C'est le couronnement de l'intercession de Daniel. Il reconnaît en Dieu la source de tout bien, car Dieu trouve en lui-même et en lui seul les motifs de sa grâce. «Qui a connu la pensée du Seigneur ou qui a été son conseiller?… Car de lui, et par lui, et pour lui, sont toutes choses (Romains 11:34-36). Nous pouvons bien nous écrier aussi: «A lui soit la gloire éternellement!» En rappelant à Dieu qu'il avait, par pure grâce, mis son nom sur sa ville et sur son peuple, Daniel associait leur délivrance à la manifestation de la gloire de Dieu. «Non point à nous, mais à ton nom donne gloire, à cause de ta bonté, à cause de ta vérité (Psaumes 115:1).

Que devraient être aujourd'hui nos prières et nos supplications pour l'assemblée — pour toutes les assemblées de Dieu! Daniel en exil pouvait invoquer «le Dieu des cieux» (2:18, 19); mais dans la liberté que l'Esprit d'adoption donne aux enfants de Dieu, nous crions: «Abba, Père» (Romains 8:15, 16). Nous avons toujours accès au trône de la grâce et, non seulement nous connaissons le chemin des lieux saints, mais nous sommes encouragés à nous approcher, avec un cœur vrai, en pleine assurance de foi. Comme Daniel, et plus complètement que lui, nous avons «les livres», ou plutôt «le Livre», et l'Esprit de vérité pour nous conduire dans toute la vérité. Car Christ est venu; nous pouvons nous asseoir à ses pieds pour écouter sa parole; il nous a appris à prier le Père en pensant tout d'abord à sa gloire (Jean 16:23-26).

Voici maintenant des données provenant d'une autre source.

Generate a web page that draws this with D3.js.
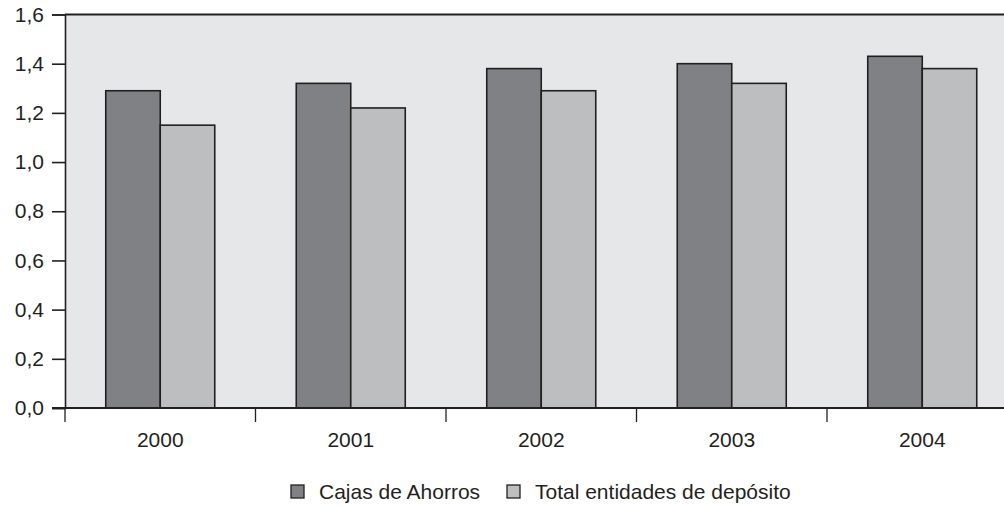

Ainsi, dans les temps de détresse que nous traversons, tandis que le Seigneur nous reprend et nous châtie — parce qu'il nous aime  —, puissions-nous, comme Daniel, prier pour la délivrance et la bénédiction de l'assemblée que Dieu s'est acquise par le sang de son propre Fils (Actes des Apôtres 20:28), l'assemblée que Christ a aimée et pour laquelle il s'est livré lui-même (Éphésiens 5:25).